On Board Air India One, Jul 10 (UNI) India does not expect much emerging from the proposed ministerial meeting on July 21 on Doha round at the World Trade Organisation notwithstanding the issue being discussed in the bilateral meeting Prime Minister Manmohan Singh had with U S President George Bush on the sidelines of the G-8 summit at Tokayo in Japan yesterday.

''Let's see how Doha (is) resolved at the July 21 ministerial,'' Foreign Secretary Shivshankar Menon told the media on discussions held by the Prime Minster during his several bilaterals and multilateral interactions with world leaders at the G-8 summit in the last three days.

''Every body has its stated positions (on Doha round) ...every body wants to protect its own interests,'' Menon said, adding ''(there is) not much hope (emerging from the ministerial on Doha round).'' President Bush, in a statement issued along side the Indian Prime Minister after their meeting at Tokayo yesterday, said, ''We talked about free trade, the Doha Round, and how important it is that nations such as India and the United States find common ground to make sure protectionist sentiments don't wall us off from the rest of the world.'' Commerce Minister Kamal Nath has warned WTO Chief Pascal Lamy about the dangers of rushing into the proposed ministerial meeting on July 21 without resolving innumerable issues in different dossiers of the Doha negotiations as a recipe for failure.

In a three-page letter handed over to Lamy last week, Nath struck ''a note of caution'' on numerous unresolved issues in agriculture, market-opening for industrial goods, services, rules, and the Agreement on Trade Related Aspects of Intellectual Property Rights (TRIPS)-related issues as well as about the process to be adopted ahead of the ministerial meeting.

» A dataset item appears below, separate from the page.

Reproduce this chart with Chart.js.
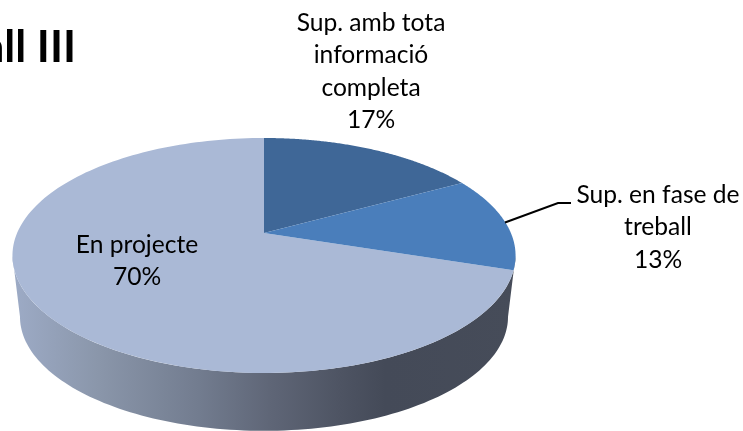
<!DOCTYPE html>
<html>
<head>
<meta charset="utf-8">
<script src="https://cdn.jsdelivr.net/npm/chart.js@4"></script>
<style>
html, body { margin: 0; padding: 0; background: #fff; }
canvas { display: block; }
</style>
</head>
<body>
<canvas id="pie" width="743" height="431"></canvas>
<script>
const categories = ['Sup. amb tota informació completa', 'Sup. en fase de treball', 'En projecte'];
const values = [17, 13, 70];
const sliceColors = ['#3F6797', '#4A7EBB', '#AAB9D6'];

const labelLines = [
    ['Sup. amb tota', 'informació', 'completa'],
    ['Sup. en fase de', 'treball'],
    ['En projecte']
];
const labelCenters = [[371, 31], [658, 203], [137, 253]];
const labelFont = '24.6px Lato, Carlito, sans-serif';
const lineStep = 32.3;

// tilted disc: same perspective for the top face and the lower rim
const tilt = -0.1915;
const stretchX = 246.9 / 198;
const stretchY = 113.2 / 198;
const depth = 62;
const rimScale = 0.97;

function project(arc, angle, scale, dy) {
    const x = Math.cos(angle), y = Math.sin(angle);
    const w = 1 + tilt * y;
    return [
        arc.x + arc.outerRadius * stretchX * scale * x / w,
        arc.y + dy + arc.outerRadius * stretchY * scale * y / w
    ];
}

function sideWall(ctx, arc) {
    // widest point of the projected circle sits a little below the apex
    const off = Math.asin(-tilt);
    const from = off, to = Math.PI - off;
    const grad = ctx.createLinearGradient(13, 0, 516, 0);
    grad.addColorStop(0, '#9DABC6');
    grad.addColorStop(0.17, '#8A96AA');
    grad.addColorStop(0.37, '#727C8F');
    grad.addColorStop(0.51, '#5F6677');
    grad.addColorStop(0.65, '#4E5463');
    grad.addColorStop(0.74, '#444A58');
    grad.addColorStop(1, '#464C59');
    ctx.beginPath();
    for (let i = 0; i <= 120; i++) {
        const p = project(arc, from + (to - from) * i / 120, rimScale, depth);
        i ? ctx.lineTo(p[0], p[1]) : ctx.moveTo(p[0], p[1]);
    }
    for (let i = 120; i >= 0; i--) {
        const p = project(arc, from + (to - from) * i / 120, 1, 0);
        ctx.lineTo(p[0], p[1]);
    }
    ctx.closePath();
    ctx.fillStyle = grad;
    ctx.fill();
}

function topSlice(ctx, arc) {
    const steps = 160;
    ctx.beginPath();
    ctx.moveTo(arc.x, arc.y);
    for (let i = 0; i <= steps; i++) {
        const p = project(arc, arc.startAngle + (arc.endAngle - arc.startAngle) * i / steps, 1, 0);
        ctx.lineTo(p[0], p[1]);
    }
    ctx.closePath();
    ctx.fillStyle = arc.options.backgroundColor;
    ctx.fill();
}

const tiltedPie = {
    id: 'tiltedPie',
    beforeDatasetsDraw(chart) {
        const ctx = chart.ctx;
        const arcs = chart.getDatasetMeta(0).data;
        ctx.save();
        sideWall(ctx, arcs[0]);
        // big slice first so the blue ones sit on top of its edge
        [2, 0, 1].forEach(i => topSlice(ctx, arcs[i]));
        ctx.restore();
        return false;
    },
    afterDraw(chart) {
        const ctx = chart.ctx;
        ctx.save();

        ctx.strokeStyle = '#000';
        ctx.lineWidth = 2;
        ctx.beginPath();
        ctx.moveTo(505, 222.5);
        ctx.lineTo(558, 203);
        ctx.lineTo(571, 203);
        ctx.stroke();

        ctx.fillStyle = '#000';
        ctx.textAlign = 'center';
        ctx.textBaseline = 'alphabetic';
        ctx.font = labelFont;
        categories.forEach((c, i) => {
            const lines = labelLines[i].concat(values[i] + '%');
            const pos = labelCenters[i];
            lines.forEach((l, n) => ctx.fillText(l, pos[0], pos[1] + n * lineStep));
        });

        ctx.textAlign = 'right';
        ctx.font = 'bold 44px Lato, Carlito, sans-serif';
        ctx.fillText('Treball III', 76, 62);
        ctx.restore();
    }
};

new Chart(document.getElementById('pie'), {
    type: 'pie',
    data: {
        labels: categories,
        datasets: [{ data: values, backgroundColor: sliceColors, borderWidth: 0 }]
    },
    options: {
        responsive: false,
        animation: false,
        layout: { padding: { top: 35, right: 215 } },
        plugins: { legend: { display: false }, tooltip: { enabled: false } }
    },
    plugins: [tiltedPie]
});
</script>
</body>
</html>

For India, Mr Nath said, there has to be much greater clarity on Special Products and the Special Safeguard Mechanism, underscoring the need for stabilising the architecture of these two measures soon in order to be reflected in the revised texts, ''preferably with no square brackets.'' India has consistently demanded that about 8 per cent of farm tariff lines be exempted from the tariff reduction commitments, while 12 per cent of tariff lines to be subjected to a minimum cut below 10 per cent.